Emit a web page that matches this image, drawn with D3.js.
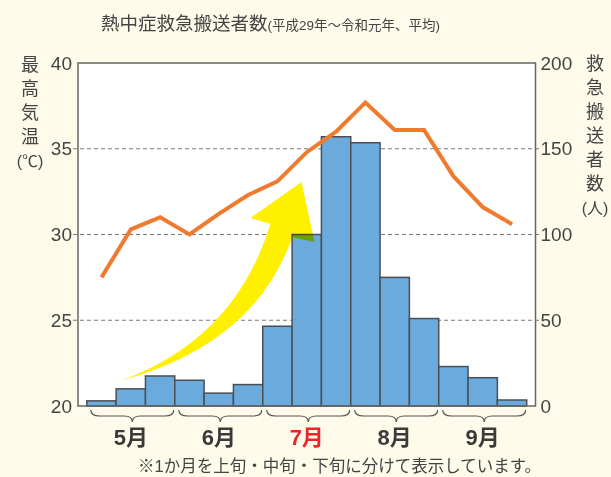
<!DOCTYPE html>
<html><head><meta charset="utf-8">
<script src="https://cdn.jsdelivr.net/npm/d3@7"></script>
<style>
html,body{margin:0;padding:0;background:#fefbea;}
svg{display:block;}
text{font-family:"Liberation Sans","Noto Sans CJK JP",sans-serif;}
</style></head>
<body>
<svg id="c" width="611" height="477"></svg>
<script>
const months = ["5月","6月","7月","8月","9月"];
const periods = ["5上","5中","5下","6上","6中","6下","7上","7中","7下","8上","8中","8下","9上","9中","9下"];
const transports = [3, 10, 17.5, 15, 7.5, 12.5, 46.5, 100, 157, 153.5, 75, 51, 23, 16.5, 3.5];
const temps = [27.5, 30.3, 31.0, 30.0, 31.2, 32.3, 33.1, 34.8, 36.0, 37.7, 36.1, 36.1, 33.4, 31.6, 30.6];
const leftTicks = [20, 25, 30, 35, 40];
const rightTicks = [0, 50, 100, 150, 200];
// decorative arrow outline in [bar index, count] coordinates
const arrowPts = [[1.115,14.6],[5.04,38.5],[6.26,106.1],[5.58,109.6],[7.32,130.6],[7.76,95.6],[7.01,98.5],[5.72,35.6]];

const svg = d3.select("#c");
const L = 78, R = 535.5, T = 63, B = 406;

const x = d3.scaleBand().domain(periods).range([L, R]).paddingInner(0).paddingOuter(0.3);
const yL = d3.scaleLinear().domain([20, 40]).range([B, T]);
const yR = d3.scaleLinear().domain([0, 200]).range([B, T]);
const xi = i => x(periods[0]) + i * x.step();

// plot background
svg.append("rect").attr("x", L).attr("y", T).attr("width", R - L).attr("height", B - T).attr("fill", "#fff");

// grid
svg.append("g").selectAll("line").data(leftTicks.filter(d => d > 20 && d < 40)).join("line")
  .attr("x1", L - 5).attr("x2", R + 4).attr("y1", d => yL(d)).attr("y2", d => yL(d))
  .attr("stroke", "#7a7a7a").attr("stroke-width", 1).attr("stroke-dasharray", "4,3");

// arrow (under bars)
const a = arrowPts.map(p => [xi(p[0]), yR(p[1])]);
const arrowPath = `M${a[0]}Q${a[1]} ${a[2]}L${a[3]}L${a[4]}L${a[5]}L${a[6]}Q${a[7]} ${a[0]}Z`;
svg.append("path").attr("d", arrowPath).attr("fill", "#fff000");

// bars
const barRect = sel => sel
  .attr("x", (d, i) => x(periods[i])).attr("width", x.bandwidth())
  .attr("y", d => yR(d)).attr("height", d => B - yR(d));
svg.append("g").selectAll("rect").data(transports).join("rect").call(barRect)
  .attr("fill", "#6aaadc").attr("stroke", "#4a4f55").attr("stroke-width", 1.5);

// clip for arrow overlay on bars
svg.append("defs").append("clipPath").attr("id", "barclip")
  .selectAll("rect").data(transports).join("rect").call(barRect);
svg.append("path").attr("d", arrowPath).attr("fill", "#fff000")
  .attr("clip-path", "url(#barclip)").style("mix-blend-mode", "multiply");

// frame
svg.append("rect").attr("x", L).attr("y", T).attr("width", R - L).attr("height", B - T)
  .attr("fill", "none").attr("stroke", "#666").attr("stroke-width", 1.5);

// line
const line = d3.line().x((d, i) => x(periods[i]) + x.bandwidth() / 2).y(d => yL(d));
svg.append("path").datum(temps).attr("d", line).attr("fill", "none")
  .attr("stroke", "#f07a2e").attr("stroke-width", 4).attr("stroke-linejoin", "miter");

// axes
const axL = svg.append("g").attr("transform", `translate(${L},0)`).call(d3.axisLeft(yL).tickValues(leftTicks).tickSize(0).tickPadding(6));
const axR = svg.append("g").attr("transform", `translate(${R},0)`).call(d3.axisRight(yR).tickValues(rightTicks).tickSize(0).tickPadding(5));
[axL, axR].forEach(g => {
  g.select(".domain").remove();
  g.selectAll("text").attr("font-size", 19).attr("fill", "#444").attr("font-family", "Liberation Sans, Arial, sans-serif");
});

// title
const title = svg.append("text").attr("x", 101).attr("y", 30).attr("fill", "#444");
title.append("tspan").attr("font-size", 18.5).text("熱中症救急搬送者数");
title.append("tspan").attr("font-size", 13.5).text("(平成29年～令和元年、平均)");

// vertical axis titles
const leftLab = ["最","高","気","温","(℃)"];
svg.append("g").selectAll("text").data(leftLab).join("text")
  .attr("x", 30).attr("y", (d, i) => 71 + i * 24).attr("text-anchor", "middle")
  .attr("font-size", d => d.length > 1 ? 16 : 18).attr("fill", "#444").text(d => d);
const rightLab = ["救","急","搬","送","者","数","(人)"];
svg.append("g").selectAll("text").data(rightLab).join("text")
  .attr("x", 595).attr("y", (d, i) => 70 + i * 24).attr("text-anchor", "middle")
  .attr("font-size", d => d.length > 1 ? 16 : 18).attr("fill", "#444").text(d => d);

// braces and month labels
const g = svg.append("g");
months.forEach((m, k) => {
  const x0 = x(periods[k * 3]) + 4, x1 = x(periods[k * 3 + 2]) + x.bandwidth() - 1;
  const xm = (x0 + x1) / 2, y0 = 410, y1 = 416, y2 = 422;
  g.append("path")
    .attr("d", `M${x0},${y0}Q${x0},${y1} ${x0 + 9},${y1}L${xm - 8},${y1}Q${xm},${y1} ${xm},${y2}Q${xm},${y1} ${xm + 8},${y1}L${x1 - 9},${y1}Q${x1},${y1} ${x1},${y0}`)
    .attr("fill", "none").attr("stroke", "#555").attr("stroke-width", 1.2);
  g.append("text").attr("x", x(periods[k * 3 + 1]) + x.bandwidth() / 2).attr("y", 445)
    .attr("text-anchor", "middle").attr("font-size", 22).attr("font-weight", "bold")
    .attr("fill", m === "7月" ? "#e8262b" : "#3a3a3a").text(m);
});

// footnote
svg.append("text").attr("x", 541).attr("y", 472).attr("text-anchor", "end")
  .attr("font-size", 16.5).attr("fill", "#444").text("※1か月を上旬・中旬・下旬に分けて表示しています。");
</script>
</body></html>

^^^^^^^^^^^^^^^^

= WRITTEN TASK =
Quote each line of the listing exactly, but leave the pictures out.

= WRITTEN SOLUTION =
Emit a web page that matches this image, drawn with D3.js.
<!DOCTYPE html>
<html><head><meta charset="utf-8">
<script src="https://cdn.jsdelivr.net/npm/d3@7"></script>
<style>
html,body{margin:0;padding:0;background:#fefbea;}
svg{display:block;}
text{font-family:"Liberation Sans","Noto Sans CJK JP",sans-serif;}
</style></head>
<body>
<svg id="c" width="611" height="477"></svg>
<script>
const months = ["5月","6月","7月","8月","9月"];
const periods = ["5上","5中","5下","6上","6中","6下","7上","7中","7下","8上","8中","8下","9上","9中","9下"];
const transports = [3, 10, 17.5, 15, 7.5, 12.5, 46.5, 100, 157, 153.5, 75, 51, 23, 16.5, 3.5];
const temps = [27.5, 30.3, 31.0, 30.0, 31.2, 32.3, 33.1, 34.8, 36.0, 37.7, 36.1, 36.1, 33.4, 31.6, 30.6];
const leftTicks = [20, 25, 30, 35, 40];
const rightTicks = [0, 50, 100, 150, 200];
// decorative arrow outline in [bar index, count] coordinates
const arrowPts = [[1.115,14.6],[5.04,38.5],[6.26,106.1],[5.58,109.6],[7.32,130.6],[7.76,95.6],[7.01,98.5],[5.72,35.6]];

const svg = d3.select("#c");
const L = 78, R = 535.5, T = 63, B = 406;

const x = d3.scaleBand().domain(periods).range([L, R]).paddingInner(0).paddingOuter(0.3);
const yL = d3.scaleLinear().domain([20, 40]).range([B, T]);
const yR = d3.scaleLinear().domain([0, 200]).range([B, T]);
const xi = i => x(periods[0]) + i * x.step();

// plot background
svg.append("rect").attr("x", L).attr("y", T).attr("width", R - L).attr("height", B - T).attr("fill", "#fff");

// grid
svg.append("g").selectAll("line").data(leftTicks.filter(d => d > 20 && d < 40)).join("line")
  .attr("x1", L - 5).attr("x2", R + 4).attr("y1", d => yL(d)).attr("y2", d => yL(d))
  .attr("stroke", "#7a7a7a").attr("stroke-width", 1).attr("stroke-dasharray", "4,3");

// arrow (under bars)
const a = arrowPts.map(p => [xi(p[0]), yR(p[1])]);
const arrowPath = `M${a[0]}Q${a[1]} ${a[2]}L${a[3]}L${a[4]}L${a[5]}L${a[6]}Q${a[7]} ${a[0]}Z`;
svg.append("path").attr("d", arrowPath).attr("fill", "#fff000");

// bars
const barRect = sel => sel
  .attr("x", (d, i) => x(periods[i])).attr("width", x.bandwidth())
  .attr("y", d => yR(d)).attr("height", d => B - yR(d));
svg.append("g").selectAll("rect").data(transports).join("rect").call(barRect)
  .attr("fill", "#6aaadc").attr("stroke", "#4a4f55").attr("stroke-width", 1.5);

// clip for arrow overlay on bars
svg.append("defs").append("clipPath").attr("id", "barclip")
  .selectAll("rect").data(transports).join("rect").call(barRect);
svg.append("path").attr("d", arrowPath).attr("fill", "#fff000")
  .attr("clip-path", "url(#barclip)").style("mix-blend-mode", "multiply");

// frame
svg.append("rect").attr("x", L).attr("y", T).attr("width", R - L).attr("height", B - T)
  .attr("fill", "none").attr("stroke", "#666").attr("stroke-width", 1.5);

// line
const line = d3.line().x((d, i) => x(periods[i]) + x.bandwidth() / 2).y(d => yL(d));
svg.append("path").datum(temps).attr("d", line).attr("fill", "none")
  .attr("stroke", "#f07a2e").attr("stroke-width", 4).attr("stroke-linejoin", "miter");

// axes
const axL = svg.append("g").attr("transform", `translate(${L},0)`).call(d3.axisLeft(yL).tickValues(leftTicks).tickSize(0).tickPadding(6));
const axR = svg.append("g").attr("transform", `translate(${R},0)`).call(d3.axisRight(yR).tickValues(rightTicks).tickSize(0).tickPadding(5));
[axL, axR].forEach(g => {
  g.select(".domain").remove();
  g.selectAll("text").attr("font-size", 19).attr("fill", "#444").attr("font-family", "Liberation Sans, Arial, sans-serif");
});

// title
const title = svg.append("text").attr("x", 101).attr("y", 30).attr("fill", "#444");
title.append("tspan").attr("font-size", 18.5).text("熱中症救急搬送者数");
title.append("tspan").attr("font-size", 13.5).text("(平成29年～令和元年、平均)");

// vertical axis titles
const leftLab = ["最","高","気","温","(℃)"];
svg.append("g").selectAll("text").data(leftLab).join("text")
  .attr("x", 30).attr("y", (d, i) => 71 + i * 24).attr("text-anchor", "middle")
  .attr("font-size", d => d.length > 1 ? 16 : 18).attr("fill", "#444").text(d => d);
const rightLab = ["救","急","搬","送","者","数","(人)"];
svg.append("g").selectAll("text").data(rightLab).join("text")
  .attr("x", 595).attr("y", (d, i) => 70 + i * 24).attr("text-anchor", "middle")
  .attr("font-size", d => d.length > 1 ? 16 : 18).attr("fill", "#444").text(d => d);

// braces and month labels
const g = svg.append("g");
months.forEach((m, k) => {
  const x0 = x(periods[k * 3]) + 4, x1 = x(periods[k * 3 + 2]) + x.bandwidth() - 1;
  const xm = (x0 + x1) / 2, y0 = 410, y1 = 416, y2 = 422;
  g.append("path")
    .attr("d", `M${x0},${y0}Q${x0},${y1} ${x0 + 9},${y1}L${xm - 8},${y1}Q${xm},${y1} ${xm},${y2}Q${xm},${y1} ${xm + 8},${y1}L${x1 - 9},${y1}Q${x1},${y1} ${x1},${y0}`)
    .attr("fill", "none").attr("stroke", "#555").attr("stroke-width", 1.2);
  g.append("text").attr("x", x(periods[k * 3 + 1]) + x.bandwidth() / 2).attr("y", 445)
    .attr("text-anchor", "middle").attr("font-size", 22).attr("font-weight", "bold")
    .attr("fill", m === "7月" ? "#e8262b" : "#3a3a3a").text(m);
});

// footnote
svg.append("text").attr("x", 541).attr("y", 472).attr("text-anchor", "end")
  .attr("font-size", 16.5).attr("fill", "#444").text("※1か月を上旬・中旬・下旬に分けて表示しています。");
</script>
</body></html>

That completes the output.